Directions: Which lines hold the word "that"? Copy each one.

— START Supplied records —

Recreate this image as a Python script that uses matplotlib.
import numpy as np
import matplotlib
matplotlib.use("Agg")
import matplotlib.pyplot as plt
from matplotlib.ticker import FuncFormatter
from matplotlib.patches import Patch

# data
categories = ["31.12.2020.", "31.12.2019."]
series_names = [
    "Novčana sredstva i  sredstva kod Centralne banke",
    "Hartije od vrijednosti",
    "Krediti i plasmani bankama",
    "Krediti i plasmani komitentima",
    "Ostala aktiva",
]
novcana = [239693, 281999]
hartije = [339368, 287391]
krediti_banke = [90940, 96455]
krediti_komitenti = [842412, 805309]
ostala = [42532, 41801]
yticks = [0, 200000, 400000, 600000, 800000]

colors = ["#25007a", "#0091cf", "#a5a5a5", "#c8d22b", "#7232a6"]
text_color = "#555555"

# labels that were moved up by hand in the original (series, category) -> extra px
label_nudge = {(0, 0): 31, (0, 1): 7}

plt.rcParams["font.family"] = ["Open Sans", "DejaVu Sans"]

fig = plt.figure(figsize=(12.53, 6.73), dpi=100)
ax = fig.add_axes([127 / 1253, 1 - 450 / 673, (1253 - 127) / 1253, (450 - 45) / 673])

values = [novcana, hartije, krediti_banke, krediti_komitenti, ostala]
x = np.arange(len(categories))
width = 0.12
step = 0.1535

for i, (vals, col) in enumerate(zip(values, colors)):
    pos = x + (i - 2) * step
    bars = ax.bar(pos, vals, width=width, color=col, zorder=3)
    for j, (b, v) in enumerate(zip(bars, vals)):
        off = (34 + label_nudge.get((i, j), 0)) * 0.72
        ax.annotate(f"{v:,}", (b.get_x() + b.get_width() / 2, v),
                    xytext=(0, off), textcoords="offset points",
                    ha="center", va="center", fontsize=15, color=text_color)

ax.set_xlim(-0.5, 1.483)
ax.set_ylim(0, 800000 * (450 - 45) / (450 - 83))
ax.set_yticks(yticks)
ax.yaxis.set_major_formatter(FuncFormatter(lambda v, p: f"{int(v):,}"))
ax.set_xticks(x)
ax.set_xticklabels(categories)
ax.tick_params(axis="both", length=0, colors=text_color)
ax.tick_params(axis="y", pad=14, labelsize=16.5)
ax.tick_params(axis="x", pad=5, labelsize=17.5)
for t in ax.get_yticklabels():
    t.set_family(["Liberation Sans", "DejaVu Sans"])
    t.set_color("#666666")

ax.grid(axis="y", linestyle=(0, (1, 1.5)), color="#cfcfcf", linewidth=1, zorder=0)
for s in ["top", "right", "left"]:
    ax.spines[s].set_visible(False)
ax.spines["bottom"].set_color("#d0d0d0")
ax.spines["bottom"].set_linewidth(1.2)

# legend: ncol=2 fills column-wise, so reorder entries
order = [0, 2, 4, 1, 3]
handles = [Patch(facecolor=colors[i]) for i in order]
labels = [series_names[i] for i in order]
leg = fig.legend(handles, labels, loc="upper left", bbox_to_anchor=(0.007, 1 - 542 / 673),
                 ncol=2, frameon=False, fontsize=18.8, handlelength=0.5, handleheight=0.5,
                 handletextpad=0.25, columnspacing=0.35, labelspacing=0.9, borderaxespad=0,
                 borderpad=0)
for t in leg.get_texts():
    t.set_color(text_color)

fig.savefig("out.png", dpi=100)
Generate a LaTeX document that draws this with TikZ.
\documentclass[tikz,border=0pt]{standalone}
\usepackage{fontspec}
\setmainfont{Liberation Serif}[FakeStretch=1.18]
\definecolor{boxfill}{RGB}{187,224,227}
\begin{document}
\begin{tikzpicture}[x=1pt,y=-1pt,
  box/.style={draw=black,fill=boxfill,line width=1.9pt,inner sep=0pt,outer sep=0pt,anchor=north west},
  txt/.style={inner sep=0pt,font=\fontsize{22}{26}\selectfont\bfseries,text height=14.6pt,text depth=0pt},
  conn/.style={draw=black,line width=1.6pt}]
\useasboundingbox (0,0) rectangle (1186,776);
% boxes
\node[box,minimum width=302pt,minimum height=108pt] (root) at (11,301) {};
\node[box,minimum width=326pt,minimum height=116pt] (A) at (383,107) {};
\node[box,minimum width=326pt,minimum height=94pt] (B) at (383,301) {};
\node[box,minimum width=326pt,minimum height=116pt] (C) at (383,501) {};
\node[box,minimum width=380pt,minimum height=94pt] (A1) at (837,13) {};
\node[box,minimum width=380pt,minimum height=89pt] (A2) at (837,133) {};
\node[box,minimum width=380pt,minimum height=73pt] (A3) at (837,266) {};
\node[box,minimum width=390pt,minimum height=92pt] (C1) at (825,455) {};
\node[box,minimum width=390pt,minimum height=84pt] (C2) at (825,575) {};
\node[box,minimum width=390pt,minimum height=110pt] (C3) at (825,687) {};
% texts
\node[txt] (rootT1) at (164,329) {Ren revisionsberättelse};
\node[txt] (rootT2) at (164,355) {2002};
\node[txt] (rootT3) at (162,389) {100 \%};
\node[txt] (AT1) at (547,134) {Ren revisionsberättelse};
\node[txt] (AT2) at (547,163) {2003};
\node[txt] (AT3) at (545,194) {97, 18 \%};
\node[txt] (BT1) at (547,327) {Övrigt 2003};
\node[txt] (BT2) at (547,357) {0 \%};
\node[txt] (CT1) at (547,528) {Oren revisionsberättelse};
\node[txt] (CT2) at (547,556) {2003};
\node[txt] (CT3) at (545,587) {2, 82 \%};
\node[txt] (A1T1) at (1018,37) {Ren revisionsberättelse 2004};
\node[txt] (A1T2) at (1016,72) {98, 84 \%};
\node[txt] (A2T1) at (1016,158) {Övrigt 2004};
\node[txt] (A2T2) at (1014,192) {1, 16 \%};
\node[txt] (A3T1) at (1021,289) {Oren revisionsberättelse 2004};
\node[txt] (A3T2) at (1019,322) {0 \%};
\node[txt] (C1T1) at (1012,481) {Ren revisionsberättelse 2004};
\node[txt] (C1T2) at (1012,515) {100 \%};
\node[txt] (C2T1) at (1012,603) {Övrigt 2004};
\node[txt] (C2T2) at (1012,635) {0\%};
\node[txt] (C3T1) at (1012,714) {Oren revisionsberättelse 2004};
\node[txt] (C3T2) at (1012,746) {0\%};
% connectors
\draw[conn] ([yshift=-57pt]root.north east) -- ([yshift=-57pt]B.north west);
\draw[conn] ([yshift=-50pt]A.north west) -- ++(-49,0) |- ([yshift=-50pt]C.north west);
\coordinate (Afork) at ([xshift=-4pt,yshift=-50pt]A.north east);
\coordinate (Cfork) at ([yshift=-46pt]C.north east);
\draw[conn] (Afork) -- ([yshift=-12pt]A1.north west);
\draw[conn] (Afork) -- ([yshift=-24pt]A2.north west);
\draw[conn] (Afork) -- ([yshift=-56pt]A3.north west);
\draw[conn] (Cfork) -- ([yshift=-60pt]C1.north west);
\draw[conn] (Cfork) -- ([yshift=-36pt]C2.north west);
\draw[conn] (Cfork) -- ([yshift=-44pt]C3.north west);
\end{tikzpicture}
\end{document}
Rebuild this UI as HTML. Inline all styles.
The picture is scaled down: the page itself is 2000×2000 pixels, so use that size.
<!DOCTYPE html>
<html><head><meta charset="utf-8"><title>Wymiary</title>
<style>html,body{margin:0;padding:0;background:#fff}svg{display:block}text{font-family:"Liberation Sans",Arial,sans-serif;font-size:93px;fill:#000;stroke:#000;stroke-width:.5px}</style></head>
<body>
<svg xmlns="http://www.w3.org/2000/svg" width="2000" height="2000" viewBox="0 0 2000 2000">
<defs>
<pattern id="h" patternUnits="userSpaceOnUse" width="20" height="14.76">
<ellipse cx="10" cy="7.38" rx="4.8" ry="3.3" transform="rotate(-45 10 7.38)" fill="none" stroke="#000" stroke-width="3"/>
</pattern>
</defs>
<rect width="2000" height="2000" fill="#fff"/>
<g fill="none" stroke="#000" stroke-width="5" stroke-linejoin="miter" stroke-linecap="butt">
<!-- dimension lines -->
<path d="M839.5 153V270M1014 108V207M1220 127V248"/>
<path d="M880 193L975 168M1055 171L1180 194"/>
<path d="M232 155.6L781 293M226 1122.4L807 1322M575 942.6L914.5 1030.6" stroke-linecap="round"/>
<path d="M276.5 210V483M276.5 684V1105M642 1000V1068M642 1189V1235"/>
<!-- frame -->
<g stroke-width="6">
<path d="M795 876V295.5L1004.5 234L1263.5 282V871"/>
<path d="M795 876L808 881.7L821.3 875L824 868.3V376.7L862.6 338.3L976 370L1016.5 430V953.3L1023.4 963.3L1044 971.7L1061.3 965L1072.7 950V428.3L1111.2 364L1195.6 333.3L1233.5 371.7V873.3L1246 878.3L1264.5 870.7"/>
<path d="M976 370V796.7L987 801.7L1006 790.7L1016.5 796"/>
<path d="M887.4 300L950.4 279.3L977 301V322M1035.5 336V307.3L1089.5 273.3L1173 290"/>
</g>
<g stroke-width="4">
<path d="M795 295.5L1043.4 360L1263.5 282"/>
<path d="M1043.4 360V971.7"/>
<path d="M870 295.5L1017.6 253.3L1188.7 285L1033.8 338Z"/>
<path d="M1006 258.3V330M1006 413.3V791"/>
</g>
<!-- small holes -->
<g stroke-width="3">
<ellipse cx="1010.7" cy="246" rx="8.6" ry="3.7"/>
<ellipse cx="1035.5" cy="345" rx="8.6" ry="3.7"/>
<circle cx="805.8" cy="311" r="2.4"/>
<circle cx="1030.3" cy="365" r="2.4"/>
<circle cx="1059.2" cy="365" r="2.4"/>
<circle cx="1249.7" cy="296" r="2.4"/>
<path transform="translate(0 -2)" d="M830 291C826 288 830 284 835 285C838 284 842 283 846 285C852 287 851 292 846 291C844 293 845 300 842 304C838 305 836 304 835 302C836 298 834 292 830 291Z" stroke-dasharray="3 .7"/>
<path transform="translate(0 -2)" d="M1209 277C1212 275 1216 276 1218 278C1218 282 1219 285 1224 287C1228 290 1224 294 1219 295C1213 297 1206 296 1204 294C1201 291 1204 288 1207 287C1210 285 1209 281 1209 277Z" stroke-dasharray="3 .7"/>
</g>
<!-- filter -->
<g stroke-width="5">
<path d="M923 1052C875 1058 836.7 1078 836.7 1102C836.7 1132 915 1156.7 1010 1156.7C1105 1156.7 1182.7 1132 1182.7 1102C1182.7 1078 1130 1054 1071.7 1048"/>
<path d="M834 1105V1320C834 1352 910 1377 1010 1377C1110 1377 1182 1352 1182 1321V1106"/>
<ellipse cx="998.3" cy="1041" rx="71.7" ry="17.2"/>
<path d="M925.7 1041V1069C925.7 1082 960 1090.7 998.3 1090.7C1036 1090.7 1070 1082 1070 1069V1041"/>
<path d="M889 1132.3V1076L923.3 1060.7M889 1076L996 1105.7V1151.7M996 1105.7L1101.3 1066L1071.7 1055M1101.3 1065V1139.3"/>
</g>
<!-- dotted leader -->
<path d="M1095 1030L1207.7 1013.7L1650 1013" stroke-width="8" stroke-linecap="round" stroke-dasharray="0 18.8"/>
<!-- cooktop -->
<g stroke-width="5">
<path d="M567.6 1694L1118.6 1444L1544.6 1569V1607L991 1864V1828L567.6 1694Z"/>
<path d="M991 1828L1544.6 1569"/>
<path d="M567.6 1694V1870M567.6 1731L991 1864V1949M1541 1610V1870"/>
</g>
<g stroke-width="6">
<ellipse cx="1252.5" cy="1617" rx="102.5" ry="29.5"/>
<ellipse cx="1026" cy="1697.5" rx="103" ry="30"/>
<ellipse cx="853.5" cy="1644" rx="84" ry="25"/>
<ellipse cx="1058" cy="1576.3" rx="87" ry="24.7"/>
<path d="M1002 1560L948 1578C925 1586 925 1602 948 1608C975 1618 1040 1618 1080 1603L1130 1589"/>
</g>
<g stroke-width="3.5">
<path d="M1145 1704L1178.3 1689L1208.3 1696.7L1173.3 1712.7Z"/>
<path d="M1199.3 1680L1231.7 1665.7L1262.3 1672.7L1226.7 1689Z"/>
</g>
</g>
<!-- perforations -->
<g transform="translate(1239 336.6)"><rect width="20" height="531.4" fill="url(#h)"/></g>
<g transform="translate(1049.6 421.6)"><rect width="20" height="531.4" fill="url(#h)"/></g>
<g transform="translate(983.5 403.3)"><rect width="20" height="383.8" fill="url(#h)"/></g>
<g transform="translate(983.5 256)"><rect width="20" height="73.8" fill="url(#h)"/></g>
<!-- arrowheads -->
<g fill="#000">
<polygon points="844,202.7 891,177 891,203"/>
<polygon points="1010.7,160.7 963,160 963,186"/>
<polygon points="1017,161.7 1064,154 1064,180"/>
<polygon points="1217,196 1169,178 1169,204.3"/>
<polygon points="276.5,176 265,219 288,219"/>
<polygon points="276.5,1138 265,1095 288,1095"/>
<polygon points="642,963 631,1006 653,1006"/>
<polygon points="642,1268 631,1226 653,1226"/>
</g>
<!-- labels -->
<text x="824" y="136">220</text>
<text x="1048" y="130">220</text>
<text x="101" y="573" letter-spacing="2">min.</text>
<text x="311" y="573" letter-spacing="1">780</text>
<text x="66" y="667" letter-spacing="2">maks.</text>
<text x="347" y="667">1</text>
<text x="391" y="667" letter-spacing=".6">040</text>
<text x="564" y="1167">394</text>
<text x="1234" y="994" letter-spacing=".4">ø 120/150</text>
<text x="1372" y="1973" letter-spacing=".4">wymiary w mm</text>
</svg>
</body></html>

— END Supplied records —

Task output:
Recreate this image as a Python script that uses matplotlib.
# labels that were moved up by hand in the original (series, category) -> extra px
Generate a LaTeX document that draws this with TikZ.
The picture is scaled down: the page itself is 2000×2000 pixels, so use that size.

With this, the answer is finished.